Data segment –
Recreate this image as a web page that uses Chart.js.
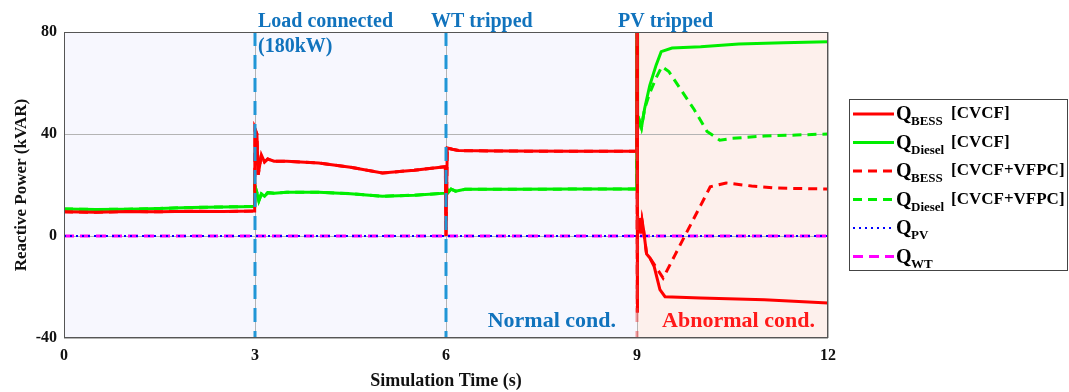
<!DOCTYPE html>
<html>
<head>
<meta charset="utf-8">
<script src="https://cdn.jsdelivr.net/npm/chart.js@4.4.0/dist/chart.umd.min.js"></script>
<style>
  html, body { margin: 0; padding: 0; background: #fff; }
  #wrap { width: 1069px; height: 392px; }
</style>
</head>
<body>
<div id="wrap"><canvas id="qChart" width="1069" height="392"></canvas></div>
<script>
// tick labels
const xTicks = [0, 3, 6, 9, 12];
const yTicks = [-40, 0, 40, 80];

// events and regions
const eventTimes = [3, 6, 9];
const eventLabels = [["Load connected", "(180kW)"], ["WT tripped"], ["PV tripped"]];
const regionLabels = ["Normal cond.", "Abnormal cond."];

// BESS, common part (both control schemes identical before the PV trip)
const tBessPre = [0, 0.5, 1, 1.5, 2, 2.5, 2.995, 3.0, 3.03, 3.05, 3.1, 3.15, 3.2, 3.3, 3.5, 4, 4.5, 5, 5.5, 5.99,
                  6.0, 6.02, 6.1, 6.2, 6.5, 7, 8, 8.995, 9.0, 9.005, 9.01, 9.02, 9.04, 9.06, 9.08, 9.1, 9.15, 9.2];
const qBessPre = [9.5, 9.3, 9.6, 9.5, 9.7, 9.6, 9.8, 42, 40, 24, 31.8, 29, 30.2, 29.3, 29.3, 28.6, 27, 24.7, 25.8, 27.2,
                  0, 34.5, 34, 33.5, 33.4, 33.3, 33.2, 33.2, 80, -30, 8, 2, 7, 1, 6, 3, -7, -8.5];
const tBessCvcfPost = [9.27, 9.36, 9.44, 10, 11, 12];
const qBessCvcfPost = [-12, -21, -23.8, -24.3, -25, -26.3];
const tBessVfpcPost = [9.41, 9.6, 9.8, 10.0, 10.15, 10.4, 10.8, 11.2, 12];
const qBessVfpcPost = [-16.5, -7.3, 2.4, 12, 19.3, 20.8, 19.6, 18.8, 18.4];

// Diesel
const tDieselPre = [0, 0.5, 1, 1.5, 2, 2.5, 2.995, 3.0, 3.03, 3.06, 3.1, 3.15, 3.2, 3.3, 3.5, 4, 4.5, 5, 5.5, 5.99,
                    6.0, 6.04, 6.08, 6.15, 6.3, 7, 8, 8.995, 9.0, 9.01, 9.04, 9.07, 9.12];
const qDieselPre = [10.6, 10.4, 10.5, 10.8, 11.2, 11.4, 11.6, 19.6, 17, 13.8, 16.5, 15.6, 17, 16.8, 17.2, 17.2, 16.6, 15.6, 16, 16.8,
                    19.5, 17.2, 18.4, 17.6, 18.3, 18.3, 18.4, 18.4, 80, 42, 45, 42.5, 50];
const tDieselCvcfPost = [9.2, 9.3, 9.38, 9.55, 10, 10.6, 11.3, 12];
const qDieselCvcfPost = [59, 67, 72.3, 73.7, 74.2, 75.3, 75.8, 76.2];
const tDieselVfpcPost = [9.2, 9.3, 9.39, 9.5, 9.7, 9.9, 10.1, 10.3, 10.5, 11, 11.5, 12];
const qDieselVfpcPost = [56, 62, 66.4, 64.5, 57, 49.5, 41, 37.6, 38.3, 39.2, 39.6, 40];

// PV and WT
const tFlat = [0, 12];
const qPv = [0, 0];
const qWt = [0, 0];

const seriesSubs = ["BESS", "Diesel", "BESS", "Diesel", "PV", "WT"];
const seriesTags = ["[CVCF]", "[CVCF]", "[CVCF+VFPC]", "[CVCF+VFPC]", "", ""];

function pts(t, q) {
    return t.map((v, i) => ({ x: v, y: q[i] }));
}

const SERIF = "'Liberation Serif', 'Times New Roman', serif";
const RED = "#ff0000";
const GREEN = "#00ee00";
const EVENT_BLUE = "#2196d6";
const TEXT_BLUE = "#1173bd";

const datasets = [
    { data: pts(tBessPre.concat(tBessCvcfPost), qBessPre.concat(qBessCvcfPost)), borderColor: RED, borderWidth: 3 },
    { data: pts(tDieselPre.concat(tDieselCvcfPost), qDieselPre.concat(qDieselCvcfPost)), borderColor: GREEN, borderWidth: 3 },
    { data: pts(tBessPre.concat(tBessVfpcPost), qBessPre.concat(qBessVfpcPost)), borderColor: RED, borderWidth: 3, borderDash: [9, 6] },
    { data: pts(tDieselPre.concat(tDieselVfpcPost), qDieselPre.concat(qDieselVfpcPost)), borderColor: GREEN, borderWidth: 3, borderDash: [9, 6] },
    { data: pts(tFlat, qPv), borderColor: "#0000ff", borderWidth: 2, borderDash: [2, 4] },
    { data: pts(tFlat, qWt), borderColor: "#ff00ff", borderWidth: 3, borderDash: [10, 6] }
];
datasets.forEach((ds, i) => {
    ds.label = "Q" + seriesSubs[i] + (seriesTags[i] ? " " + seriesTags[i] : "");
    ds.pointRadius = 0;
    ds.tension = 0;
    ds.fill = false;
});

// plot backgrounds: normal / abnormal
const backdrop = {
    id: "backdrop",
    beforeDraw(chart) {
        const { ctx, chartArea: a, scales: { x } } = chart;
        ctx.save();
        ctx.fillStyle = "#f7f7fe";
        ctx.fillRect(a.left, a.top, a.right - a.left, a.bottom - a.top);
        const x9 = x.getPixelForValue(eventTimes[2]);
        ctx.fillStyle = "#fdf0ec";
        ctx.fillRect(x9, a.top, a.right - x9, a.bottom - a.top);
        ctx.restore();
    }
};

// event lines and text
const events = {
    id: "events",
    afterDatasetsDraw(chart) {
        const { ctx, chartArea: a, scales: { x } } = chart;
        ctx.save();
        ctx.lineWidth = 3;
        ctx.setLineDash([14, 9]);
        eventTimes.forEach((t, i) => {
            const px = x.getPixelForValue(t);
            ctx.strokeStyle = i < 2 ? EVENT_BLUE : "rgba(235,60,60,0.5)";
            ctx.beginPath();
            ctx.moveTo(px, a.top);
            ctx.lineTo(px, a.bottom);
            ctx.stroke();
        });
        ctx.setLineDash([]);
        ctx.strokeStyle = "#555";
        ctx.lineWidth = 1;
        ctx.strokeRect(a.left + 0.5, a.top + 0.5, a.right - a.left - 1, a.bottom - a.top - 1);

        ctx.fillStyle = TEXT_BLUE;
        ctx.font = "bold 20px " + SERIF;
        ctx.textBaseline = "alphabetic";
        ctx.textAlign = "left";
        const offs = [3, -15, -19];
        eventLabels.forEach((lines, i) => {
            const px = x.getPixelForValue(eventTimes[i]) + offs[i];
            lines.forEach((s, j) => ctx.fillText(s, px, 27 + j * 25));
        });

        ctx.font = "bold 22px " + SERIF;
        const x9 = x.getPixelForValue(eventTimes[2]);
        ctx.textAlign = "right";
        ctx.fillText(regionLabels[0], x9 - 21, 327);
        ctx.fillStyle = "#ff1a1a";
        ctx.textAlign = "center";
        ctx.fillText(regionLabels[1], (x9 + a.right) / 2 + 6, 327);
        ctx.restore();
    }
};

// legend with subscripts
const qLegend = {
    id: "qLegend",
    afterDraw(chart) {
        const ctx = chart.ctx;
        const x0 = 849, y0 = 99, w = 218, h = 171;
        ctx.save();
        ctx.fillStyle = "#fff";
        ctx.fillRect(x0, y0, w, h);
        ctx.strokeStyle = "#444";
        ctx.lineWidth = 1;
        ctx.strokeRect(x0 + 0.5, y0 + 0.5, w, h);
        chart.data.datasets.forEach((ds, i) => {
            const y = 114 + i * 28.5;
            ctx.strokeStyle = ds.borderColor;
            ctx.lineWidth = ds.borderWidth;
            ctx.setLineDash(ds.borderDash || []);
            ctx.beginPath();
            ctx.moveTo(853, y);
            ctx.lineTo(894, y);
            ctx.stroke();
            ctx.setLineDash([]);
            ctx.fillStyle = "#000";
            ctx.textBaseline = "alphabetic";
            ctx.textAlign = "left";
            ctx.font = "bold 20px " + SERIF;
            ctx.fillText("Q", 896, y + 6);
            ctx.font = "bold 13px " + SERIF;
            ctx.fillText(seriesSubs[i], 911, y + 11);
            if (seriesTags[i]) {
                ctx.font = "bold 17px " + SERIF;
                ctx.fillText(seriesTags[i], 951, y + 4);
            }
        });
        ctx.restore();
    }
};

const tickFont = { family: SERIF, size: 16, weight: "bold" };

new Chart(document.getElementById("qChart"), {
    type: "line",
    data: { datasets: datasets },
    plugins: [backdrop, events, qLegend],
    options: {
        responsive: false,
        animation: false,
        devicePixelRatio: 1,
        layout: { padding: { top: 32, right: 241, left: 0, bottom: 0 } },
        plugins: { legend: { display: false }, tooltip: { enabled: false } },
        scales: {
            x: {
                type: "linear",
                min: 0,
                max: 12,
                afterBuildTicks: s => { s.ticks = xTicks.map(v => ({ value: v })); },
                afterFit: s => { s.height = 54; },
                ticks: { font: tickFont, color: "#111", padding: 8, maxRotation: 0 },
                grid: { color: "#b4b4b4", drawTicks: false },
                border: { display: false },
                title: { display: true, text: "Simulation Time (s)", color: "#111",
                         font: { family: SERIF, size: 18, weight: "bold" }, padding: { top: 0, bottom: 0 } }
            },
            y: {
                min: -40,
                max: 80,
                afterBuildTicks: s => { s.ticks = yTicks.map(v => ({ value: v })); },
                afterFit: s => { s.width = 64; },
                ticks: { font: tickFont, color: "#111", padding: 7 },
                grid: { color: "#b4b4b4", drawTicks: false },
                border: { display: false },
                title: { display: true, text: "Reactive Power (kVAR)", color: "#111",
                         font: { family: SERIF, size: 17, weight: "bold" }, padding: { top: 11, bottom: 0 } }
            }
        }
    }
});
</script>
</body>
</html>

Exercise aim –
Return, unchanged, the lines from the first line of the material through the line that holds "19.6, 18.8, 18.4];", inclusive, omitting pictures.

Output of the exercise –
Recreate this image as a web page that uses Chart.js.
<!DOCTYPE html>
<html>
<head>
<meta charset="utf-8">
<script src="https://cdn.jsdelivr.net/npm/chart.js@4.4.0/dist/chart.umd.min.js"></script>
<style>
  html, body { margin: 0; padding: 0; background: #fff; }
  #wrap { width: 1069px; height: 392px; }
</style>
</head>
<body>
<div id="wrap"><canvas id="qChart" width="1069" height="392"></canvas></div>
<script>
// tick labels
const xTicks = [0, 3, 6, 9, 12];
const yTicks = [-40, 0, 40, 80];

// events and regions
const eventTimes = [3, 6, 9];
const eventLabels = [["Load connected", "(180kW)"], ["WT tripped"], ["PV tripped"]];
const regionLabels = ["Normal cond.", "Abnormal cond."];

// BESS, common part (both control schemes identical before the PV trip)
const tBessPre = [0, 0.5, 1, 1.5, 2, 2.5, 2.995, 3.0, 3.03, 3.05, 3.1, 3.15, 3.2, 3.3, 3.5, 4, 4.5, 5, 5.5, 5.99,
                  6.0, 6.02, 6.1, 6.2, 6.5, 7, 8, 8.995, 9.0, 9.005, 9.01, 9.02, 9.04, 9.06, 9.08, 9.1, 9.15, 9.2];
const qBessPre = [9.5, 9.3, 9.6, 9.5, 9.7, 9.6, 9.8, 42, 40, 24, 31.8, 29, 30.2, 29.3, 29.3, 28.6, 27, 24.7, 25.8, 27.2,
                  0, 34.5, 34, 33.5, 33.4, 33.3, 33.2, 33.2, 80, -30, 8, 2, 7, 1, 6, 3, -7, -8.5];
const tBessCvcfPost = [9.27, 9.36, 9.44, 10, 11, 12];
const qBessCvcfPost = [-12, -21, -23.8, -24.3, -25, -26.3];
const tBessVfpcPost = [9.41, 9.6, 9.8, 10.0, 10.15, 10.4, 10.8, 11.2, 12];
const qBessVfpcPost = [-16.5, -7.3, 2.4, 12, 19.3, 20.8, 19.6, 18.8, 18.4];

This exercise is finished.